I propose deep water tunnels from the Mediterranean Sea to the inners of the Sahar desert. As the water is consumed from the land, more sea water would be pushed from the sea. The filters placed under the sea would make most of the filtering by the help of the water pressure, reducing the operational cost. Farming areas would be formed starting from the shore. This would increase the investment return rate even before reaching the desert. Most of the farming will be done using robots that use electric, no diesel tractors. The electric would be generated partially by sun concentrators (solar panels are not ideal in deserts) and piezo film wind electric generators (classic wind turbines are not ideal due to sand storms damaging the moving parts).
The remaining salt on the filters would be either sold as table salt or used as MagNa rocket fuel.

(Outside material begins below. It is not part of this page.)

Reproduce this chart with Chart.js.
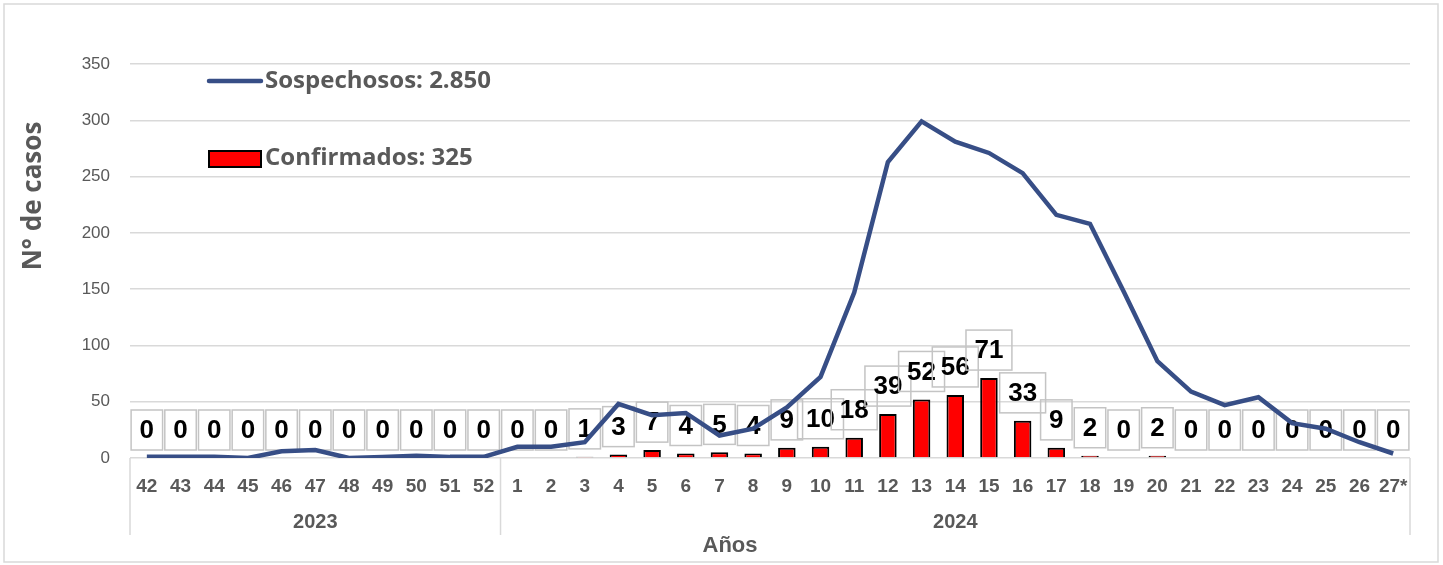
<!DOCTYPE html>
<html>
<head>
<meta charset="utf-8">
<script src="https://cdn.jsdelivr.net/npm/chart.js@4.4.1/dist/chart.umd.min.js"></script>
<style>
  html, body { margin: 0; padding: 0; background: #fff; }
  #wrap { width: 1443px; height: 565px; }
</style>
</head>
<body>
<div id="wrap"><canvas id="casesChart" width="1443" height="565"></canvas></div>
<script>
// epidemiological weeks, 2023 wk 42 .. 2024 wk 27
const weeks = ['42', '43', '44', '45', '46', '47', '48', '49', '50', '51', '52',
  '1', '2', '3', '4', '5', '6', '7', '8', '9', '10', '11', '12', '13', '14', '15', '16',
  '17', '18', '19', '20', '21', '22', '23', '24', '25', '26', '27*'];
const yearLabels = ['2023', '2024'];
const yearWeekCounts = [11, 27];

const suspected = [1, 1, 1, 0, 6, 7, 0, 1, 2, 1, 1,
  10, 10, 14, 48, 38, 40, 20, 26, 45, 72, 147, 263, 299, 281, 271, 253,
  216, 208, 148, 86, 59, 47, 54, 31, 26, 14, 4];
const confirmed = [0, 0, 0, 0, 0, 0, 0, 0, 0, 0, 0,
  0, 0, 1, 3, 7, 4, 5, 4, 9, 10, 18, 39, 52, 56, 71, 33,
  9, 2, 0, 2, 0, 0, 0, 0, 0, 0, 0];

const yTicks = [0, 50, 100, 150, 200, 250, 300, 350];
const legendSuspected = 'Sospechosos: 2.850';
const legendConfirmed = 'Confirmados: 325';

const grey = '#595959';
const gridGrey = '#d9d9d9';
const navy = '#374e86';
const arial = '"Liberation Sans", Arial, sans-serif';

const overlay = {
  id: 'overlay',
  afterDatasetDraw(chart, args) {
    if (args.index !== 1) return; // value boxes go right after the bars, under the line
    const ctx = chart.ctx;
    ctx.save();
    ctx.font = 'bold 26px ' + arial;
    ctx.textAlign = 'center';
    ctx.textBaseline = 'middle';
    args.meta.data.forEach((bar, i) => {
      const txt = String(confirmed[i]);
      const cy = bar.y - 28;
      const w = ctx.measureText(txt).width + 17;
      ctx.strokeStyle = '#c4c4c4';
      ctx.lineWidth = 1.5;
      ctx.strokeRect(bar.x - w / 2, cy - 20, w, 40);
      ctx.fillStyle = '#000';
      ctx.fillText(txt, bar.x, cy + 1);
    });
    ctx.restore();
  },
  afterDraw(chart) {
    const ctx = chart.ctx;
    const x = chart.scales.x;
    const area = chart.chartArea;
    ctx.save();

    // year group separators + labels
    ctx.strokeStyle = gridGrey;
    ctx.lineWidth = 1.5;
    let start = 0;
    const seps = [area.left];
    yearLabels.forEach((yr, k) => {
      const end = start + yearWeekCounts[k] - 1;
      const right = end < weeks.length - 1
        ? (x.getPixelForValue(end) + x.getPixelForValue(end + 1)) / 2 : area.right;
      seps.push(right);
      const left = seps[k];
      ctx.fillStyle = grey;
      ctx.font = 'bold 20px ' + arial;
      ctx.textAlign = 'center';
      ctx.textBaseline = 'middle';
      ctx.fillText(yr, (left + right) / 2, 522);
      start = end + 1;
    });
    seps.forEach(px => {
      ctx.beginPath();
      ctx.moveTo(px, area.bottom);
      ctx.lineTo(px, 535);
      ctx.stroke();
    });

    // axis titles
    ctx.fillStyle = grey;
    ctx.font = 'bold 22px ' + arial;
    ctx.textAlign = 'center';
    ctx.fillText('Años', 730, 546);

    ctx.save();
    ctx.translate(34, 196);
    ctx.rotate(-Math.PI / 2);
    ctx.font = 'bold 26px "Open Sans", sans-serif';
    ctx.fillText('N° de casos', 0, 0);
    ctx.restore();

    // legend inside plot
    ctx.strokeStyle = navy;
    ctx.lineWidth = 4.5;
    ctx.lineCap = 'round';
    ctx.beginPath();
    ctx.moveTo(209, 81);
    ctx.lineTo(261, 81);
    ctx.stroke();
    ctx.fillStyle = '#ff0000';
    ctx.strokeStyle = '#000';
    ctx.lineWidth = 2;
    ctx.fillRect(209, 151, 52, 16);
    ctx.strokeRect(209, 151, 52, 16);
    ctx.fillStyle = grey;
    ctx.font = 'bold 24px "Open Sans", sans-serif';
    ctx.textAlign = 'left';
    ctx.textBaseline = 'middle';
    ctx.fillText(legendSuspected, 265, 81);
    ctx.fillText(legendConfirmed, 265, 158);

    // outer frame
    ctx.strokeStyle = gridGrey;
    ctx.lineWidth = 1.5;
    ctx.strokeRect(4, 4, 1434, 558);
    ctx.restore();
  }
};

const chart = new Chart(document.getElementById('casesChart').getContext('2d'), {
  type: 'bar',
  data: {
    labels: weeks,
    datasets: [{
      type: 'line',
      label: legendSuspected,
      data: suspected,
      borderColor: navy,
      borderWidth: 4.5,
      pointRadius: 0,
      tension: 0,
      order: 0
    },
    {
      type: 'bar',
      label: legendConfirmed,
      data: confirmed,
      backgroundColor: '#ff0000',
      borderColor: '#000',
      borderWidth: 2,
      barPercentage: 0.52,
      categoryPercentage: 1,
      order: 1
    }]
  },
  options: {
    responsive: false,
    animation: false,
    layout: { padding: { left: 0, right: 33, top: 64, bottom: 0 } },
    plugins: { legend: { display: false }, tooltip: { enabled: false } },
    scales: {
      x: {
        grid: { display: false },
        border: { display: false },
        ticks: {
          color: grey, padding: 9, autoSkip: false, maxRotation: 0,
          font: { family: arial, size: 19, weight: 'bold' }
        },
        afterFit: scale => { scale.height = 107; }
      },
      y: {
        min: 0, max: 350,
        afterBuildTicks: scale => { scale.ticks = yTicks.map(v => ({ value: v })); },
        grid: { color: gridGrey, lineWidth: 1.5, drawTicks: false },
        border: { display: false },
        ticks: {
          color: grey, padding: 20,
          font: { family: arial, size: 17 }
        },
        afterFit: scale => { scale.width = 130; }
      }
    }
  },
  plugins: [overlay]
});
</script>
</body>
</html>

Additionally desert sand is rich with Uranium and some other minerals which would be sold to further finance the project. Local workers would work in cities where they would build the required infrastructure in factories. Electric operating mono rail trains would transfer the crops and ores from the desert to the port and carry the infrastructure to the desert. Almost no men in desert!
Building such an infrastructure may look expensive but once they are build, they would have much lower operating cost and less onsite maintenance. Cheaper alternatives preferred initially become exponentially difficult problems to be solved later which slows and even stops such mega projects.
Cool Idea 😀 but insn't there also a lot of fertile soil required to green the Sahara?